Oh my goodness.
That’s a reasonable facsimile of one’s first reaction to the new town square, sans the Bugnut, which was demolished last week.
For such a tiny building the impact of its demise is startling.
Veteran’s Square appears bigger, and brighter, and more open.
There’s more sunshine falling on the sidewalk and more angles from which to view the cenotaph and the fountain.
It. Just. Looks. Great.
Last week council released an architect’s plan – seeking public input – of a pavilion-style park enhancement to take the Bugnut’s place.
The design manages to capture the flavor of the bemoaned Bugnut, and also nods in the direction of Princeton war heroes with its arts and crafts touches.
The proposal includes benches and a gas fire pit, as well as an outdoor kitchen area that will house a barbecue for use at special events.
The ideas are as solid as – well – the Bugnut was not.

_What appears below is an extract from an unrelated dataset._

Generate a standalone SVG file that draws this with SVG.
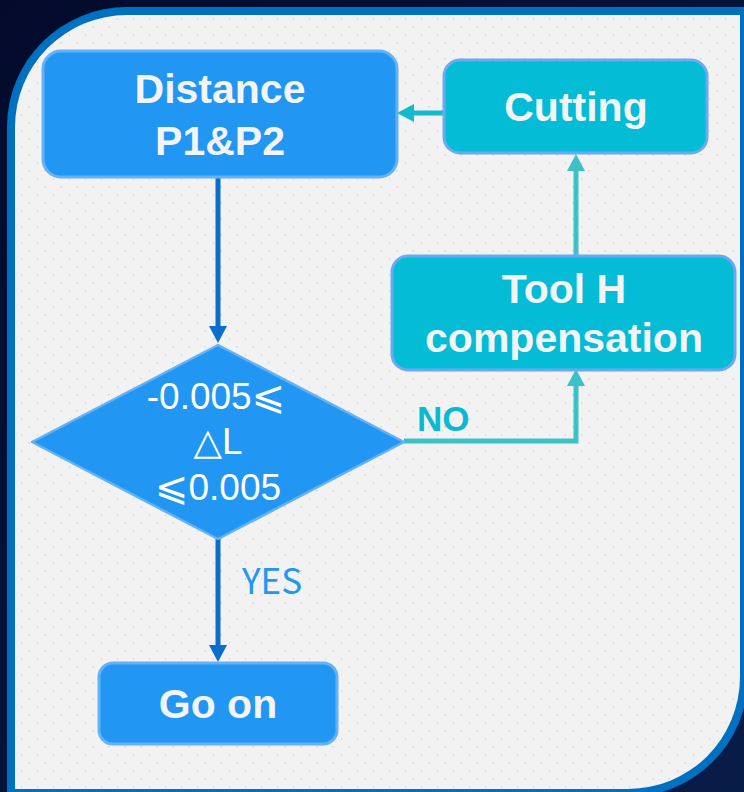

It took about 45 minutes to completely destroy the building and a close look at the rubble suggested it might actually have been constructed mostly from cardboard boxes.
(Litmus test for “heritage” properties – you just can’t level them in less than an hour unless, maybe, you are an earthquake.)
It’s an absolute certainty that business at the arts council’s Sunflower Gallery will bloom, now that its out from under the shadow of its shabby neighbour.
Despite there being 15 letters submitted to town council seeking the preservation of the Bugnut building – many of those were “form” letters and identical except for signatures – the overall community reaction to the pavilion plan also seems strong.
You really can’t rely too much on anything you read on the local Facebook issues pages (Really you can’t. For example, there never was an offer made by anyone to purchase the Bugnut.) That said, a link to a story including the architect’s renderings generated significant social media love.
An overwhelming number of the comments were positive. One reader made the brilliant suggestion of adding a large checker and chess board to the area and hopefully that gets submitted in writing to the town.
Taking that little piece of real estate and creating an attractive space that can be enjoyed by residents and tourists alike took a bit of vision and even courage by the town’s council.
The pavilion is so far just a dream – but downtown Princeton has already been beautified by the removal of the Bugnut.